To date Get Lucky has hit #1 on 25 charts and landed in the top 10 in 34 countries.
In this article we’re going to take a look at how Get Lucky’s radio edit transformed it from a lengthy 6:06 down to a lean 4:04, priming it for success in an airplay environment.
Anatomy of a Radio Edit
Get Lucky’s form was trimmed down from a chorus heavy A-B-A-B-B-B-C-B to a leaner A-B-A-B-C-B (Verse – Chorus – Verse – Chorus – Bridge – Chorus), which is indicative of the vast majority of chart-topping Pop hits.
The following modifications to Get Lucky’s structure were employed to achieve the radio edit:
- Certain sections were cut down in length
- Certain sections were done away with all together
- Certain sections were combined with one another to form a “hybrid” section
*In Line With The Non-Edit Version – Verse 1 through Pre-Chorus 2
Notice that the first 7 sections of the radio edit (intro – verse 1 – pre-chorus 1 – chorus – IB/Turn – Verse 2 – pre-chorus 2) were left as is EXCEPT for the intro.
Edit #1 – The Intro (Removes 0:16 from the song)

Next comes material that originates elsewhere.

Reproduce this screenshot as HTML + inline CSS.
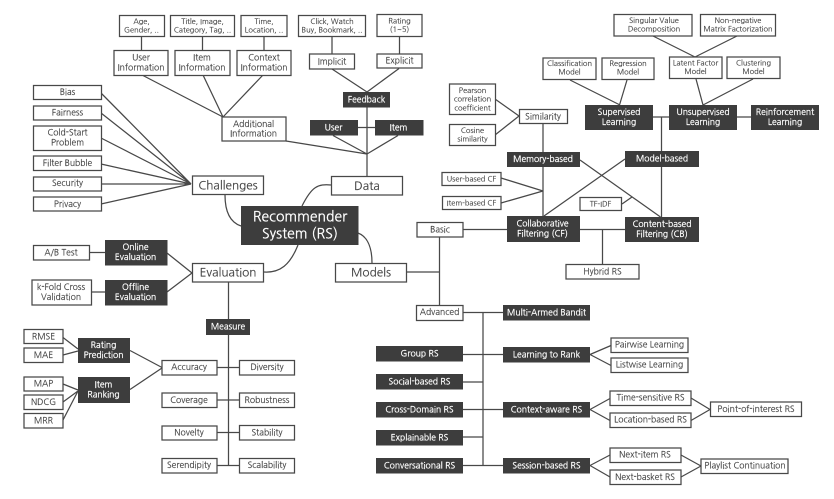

The intro was cut down from an exceptionally long 0:32 to a much more engaging and digestible 0:16, which is just 0:05 longer than the 0:11 top 10 Pop song average. At this length it doesn’t wear out its welcome with the listener, and result in their attention starting to wander.
Edit #2 – Chorus 2 (Sectional time remains the same)
The first 0:09 from the original “full band” chorus 2 section was fused together with the 0:16 partial breakdown that defines chorus 3 in the full version of the song.
By combining both the “full band” and breakdown choruses into 1, they were able to maximize the engagement value for the listener as opposed to sticking with 1 primary theme throughout.
Edit #3 – Chorus 3 & 4 (Removes 0:50 from the song)
These full chorus sections were completely scratched from the song.
Edit #4 – Bridge (Removes 0:09 from the song)
In order to cut down on the time of the bridge but still give the listener all that was included in the full version, the “we’re up all night to get” first part of the bridge was given only 1 go-around instead of the 2 that defined the full version of the song (which was actually quite monotonous).
*In-Line With The Non-Edit Version – The Pre-Chorus/Bridge Combo Section
Directly following the bridge, this section remained the same as the non-edit version of the song.
Edit #5 – Chorus 5 (Removes 0:16 from the song)
Initially, the non-edit and radio edit versions of the song are identical for the first 0:33 of the section. From that point on, the non-edit version precedes into a breakdown chorus before heading into the outro, while the radio edit version forgoes the breakdown and immediately goes into the outro.
Edit #6 – Outro (Removes 0:31 from the song)
The radio edit version of the outro begins 0:16 into the non-edited version – where that “funky” synth line enters the mix. This is then repeated 4 times in the full version before fading out in comparison to being repeated just 3 times in the radio edit version.
Adjusted Sectional Weight Within The Song
Get Lucky’s radio edit shaved 2:02 from the song and kept the flow intact, providing the listener with all of the highlights from the original version, but in streamlined form.
As a songwriter, use Get Lucky as a reference for your own edits, and be sure to check out other songs in different genres to see what other types of methods are utilized. Not only will this help you when it comes time to edit your own song, but it will also help you during the initial composition process where you’ll instinctively craft your song to include “edit points” which will make the edit much easier to do when the time comes. This is also the case in regard to film and TV music as well.